Mumsnet has not checked the qualifications of anyone posting here. If you need help urgently or expert advice, please see our domestic violence webguide and/or relationships webguide. Many Mumsnetters experiencing domestic abuse have found this thread helpful: Listen up, everybody

Balancing friends and a military partner

3 replies

misszp · 09/05/2018 20:34

Those in this relationship set up..... Talk to me!

I’m fairly new to it (a year ish in), but coping relatively well. We live several hours apart anyway so time is limited to weekends and sometimes only once or twice a month, until we decide who moves where!

First Deployment for several months sprung upon us and speedily approaching.
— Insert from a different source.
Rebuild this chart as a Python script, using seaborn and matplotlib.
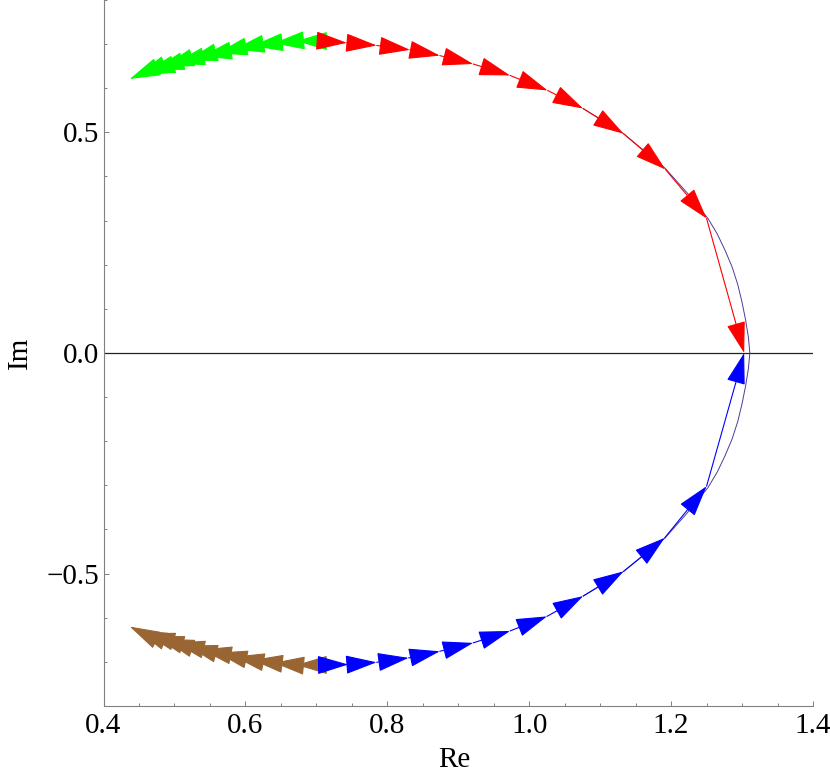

Due to the deployment we are now having to sacrifice time around his training and exercises so time is even more limited. I have explained to friends and family just how few weekends we have together and that I am going to have to sacrifice the odd event... some are being amazing but with others It has NOT gone down well.

Has anyone else had similar reactions and how did you cope? I’m heartbroken at the lack of support and it’s making the deployment seem even more tough! As my first military relationship, it’s a shock to the system! Sad

OP posts:
penguinparade · 09/05/2018 22:42

Hello, I’m in a similar situation. My OH is in the military and away for four months at a time. I made it clear to friends and family that the time we have together is precious and they’re more than welcome to be a part of it but naturally there are going to be things I cannot always be there for. There’s been a few friends I’ve lost along the way - mostly ones that couldn’t understand our set up but that’s life. Deployments are hard, especially the first few weeks while you get used to it and you’re going to need those closest to you for support.

The friends you say are amazing are true friends, hold on to them. And if the rest cannot understand your situation then I’d be thinking twice about calling them friends. Message me if you ever want a moan about it. It’s hard but worth it.

mpsw · 09/05/2018 22:55

Those friends are the people you will want to keep,you company when he's away.

Be careful what and how much you cancel. Check your diary before replying to invitations. Make a note of his R&R dates, and generally when he'll be available and plan round them as far as you can. But inky cancel things that are already in your diary when there's a seriously important reason that yiubabsolutle must.

I'd be ready to get that the friends who seem to mind are those you have cancelled specific plans with, those who have stayed more 'normal' are those you have been less flakey towards.

It can be both hard and lonely when OH is deployed. You really need your friends. So think carefully before treating people casually. It is possible to both carve out the time for your relationship,and avoid pissing off your friends.

category12 · 09/05/2018 23:14

Can't you include him in your social life/family events?

What sort of occasions are you talking about cancelling? Seems strange to me that people would get the arse.